After a little over four months on the job, Google's "game developer advocate" is no longer with the company. The development follows his discussion at GDC-Europe of Google's revenue plans for games sold over its Chrome Web Store
Mark DeLoura, a veteran with deep ties to the industry, joined Google in early April; on his personal blog he's just posted news that he left Google effective Monday.
Casual games trendspotter GameZebo noticed his departure and its timing next to his GDC-Europe presentation, in which DeLoura said Google would be asking only for a 5 percent cut of sales of games over its Chrome Web Store, a marketplace that seeks to deliver games over web browsers (with additional capability under Google's Chrome browser) and is expected to compete with Apple and Facebook in the casual games market. Facebook and Apple typically take a 30 percent cut.
Update: While Gamezebo speculates DeLoura may have gone off message about Google's revenue model, the fact remains that 5 percent of each transaction, plus a 30 cent per-transaction fee, is what Google has told developers it will charge. The least a developer may charge for a Chrome Web Store app is $1.99.

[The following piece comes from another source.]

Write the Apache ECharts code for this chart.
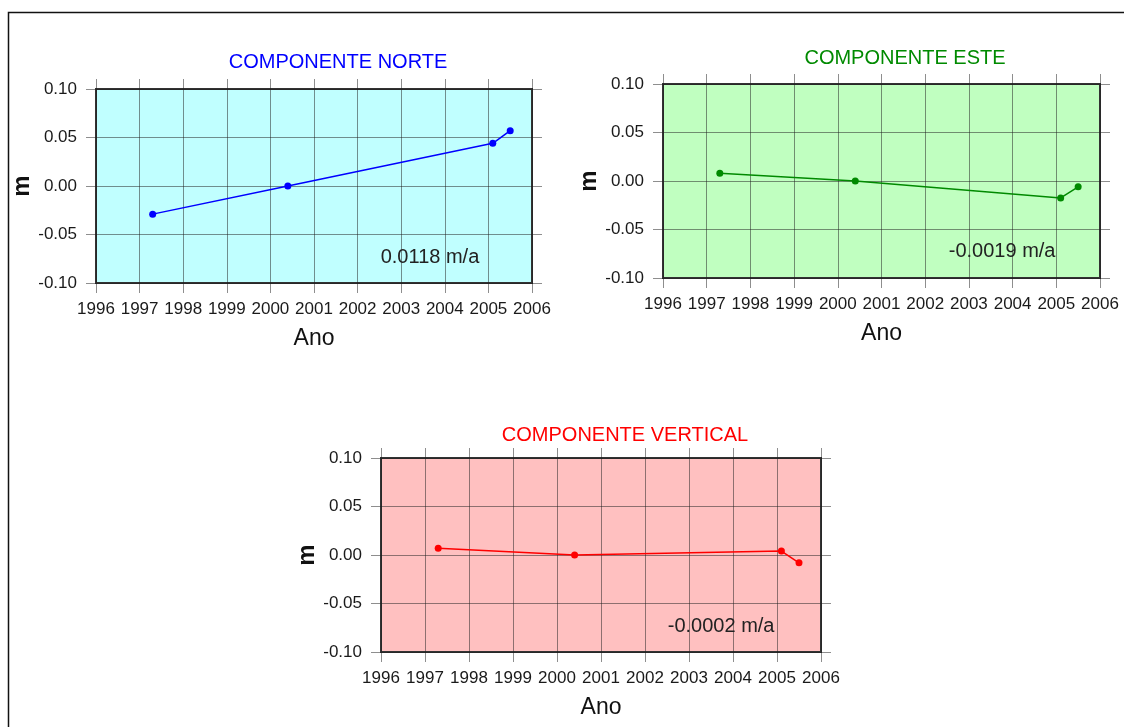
<!DOCTYPE html>
<html>
<head>
<meta charset="utf-8">
<script src="https://cdn.jsdelivr.net/npm/echarts@6/dist/echarts.min.js"></script>
<style>html,body{margin:0;padding:0;background:#fff}#c{width:1124px;height:727px}</style>
</head>
<body>
<div id="c"></div>
<script>
// ---- data ----
const titles = ['COMPONENTE NORTE', 'COMPONENTE ESTE', 'COMPONENTE VERTICAL'];
const years = [1997.3, 2000.4, 2005.1, 2005.5];
const norte = [-0.029, 0.0, 0.044, 0.057];
const este = [0.008, 0.0, -0.0175, -0.006];
const vertical = [0.007, 0.0, 0.004, -0.008];
const rates = ['0.0118 m/a', '-0.0019 m/a', '-0.0002 m/a'];
const rateAnchor = [[2003.66, -0.074], [2003.76, -0.073], [2003.73, -0.074]];
const xMin = 1996, xMax = 2006, xStep = 1;
const yMin = -0.10, yMax = 0.10, yStep = 0.05;
const xAxisName = 'Ano', yAxisName = 'm';

const seriesValues = [norte, este, vertical];
const colors = ['#0000ff', '#008a00', '#ff0000'];
const bgs = ['#c0ffff', '#c0ffc0', '#ffc0c0'];
const grids = [
  {left: 96, top: 89, width: 436, height: 194},
  {left: 663, top: 84, width: 437, height: 194},
  {left: 381, top: 458, width: 440, height: 194}
];
const titlePos = [[333, 47], [900, 43], [620, 420]];

const FONT = 'Liberation Sans, Arial, Helvetica, sans-serif';
const gridLine = 'rgba(30,30,30,0.5)';

const option = {
  animation: false,
  backgroundColor: '#fff',
  title: titles.map((t, i) => ({
    text: t, left: titlePos[i][0], top: titlePos[i][1], textAlign: 'center',
    textStyle: {color: colors[i], fontSize: 20, fontWeight: 'normal', fontFamily: FONT}
  })),
  grid: grids.map((g, i) => Object.assign({show: true, backgroundColor: bgs[i], borderColor: '#333', borderWidth: 2}, g)),
  xAxis: [], yAxis: [], series: [],
  graphic: [{
    type: 'rect', shape: {x: 8.5, y: 12.5, width: 1140, height: 740},
    style: {fill: 'none', stroke: '#111', lineWidth: 1.5}, z: 100
  }]
};

grids.forEach((g, i) => {
  const baseX = {
    type: 'value', gridIndex: i, min: xMin, max: xMax, interval: xStep,
    axisLine: {show: false, onZero: false},
    axisTick: {show: true, length: 10, lineStyle: {color: gridLine, width: 1}},
    splitLine: {show: false}
  };
  option.xAxis.push(Object.assign({}, baseX, {
    position: 'bottom',
    name: xAxisName, nameLocation: 'middle', nameGap: 44,
    nameTextStyle: {fontSize: 23, color: '#111', fontFamily: FONT},
    axisLabel: {fontSize: 17, color: '#1a1a1a', margin: 18, fontFamily: FONT, formatter: v => String(Math.round(v))},
    splitLine: {show: true, lineStyle: {color: gridLine, width: 1}}
  }));
  option.xAxis.push(Object.assign({}, baseX, {position: 'top', axisLabel: {show: false}}));
  const baseY = {
    type: 'value', gridIndex: i, min: yMin, max: yMax, interval: yStep,
    axisLine: {show: false, onZero: false},
    axisTick: {show: true, length: 10, lineStyle: {color: gridLine, width: 1}},
    splitLine: {show: false}
  };
  option.yAxis.push(Object.assign({}, baseY, {
    position: 'left',
    name: yAxisName, nameLocation: 'middle', nameGap: 62,
    nameTextStyle: {fontSize: 24, color: '#111', fontFamily: FONT, fontWeight: 'bold'},
    axisLabel: {fontSize: 17, color: '#1a1a1a', margin: 19, fontFamily: FONT, formatter: v => v.toFixed(2)},
    splitLine: {show: true, lineStyle: {color: gridLine, width: 1}}
  }));
  option.yAxis.push(Object.assign({}, baseY, {position: 'right', axisLabel: {show: false}}));
  option.series.push({
    type: 'line', xAxisIndex: 2 * i, yAxisIndex: 2 * i,
    data: years.map((y, k) => [y, seriesValues[i][k]]),
    symbol: 'circle', symbolSize: 7,
    lineStyle: {color: colors[i], width: 1.5},
    itemStyle: {color: colors[i]},
    markPoint: {
      symbol: 'circle', symbolSize: 0, silent: true,
      data: [{coord: rateAnchor[i], value: rates[i]}],
      label: {show: true, position: 'inside', formatter: rates[i], color: '#222', fontSize: 20, fontFamily: FONT}
    }
  });
});

const chart = echarts.init(document.getElementById('c'), null, {renderer: 'canvas'});
chart.setOption(option);
</script>
</body>
</html>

DeLoura, on his blog, says only that Google "was not the perfect fit for me," but goes on to praise Google's development toolset and the vision behind Chrome games and apps. "I'm looking forward to the day where we see more games running in the cloud, like Farmville and World of Warcraft do now, and it is easy for developers to create clients on multiple platforms so I can bring my game with me no matter where I am," he wrote.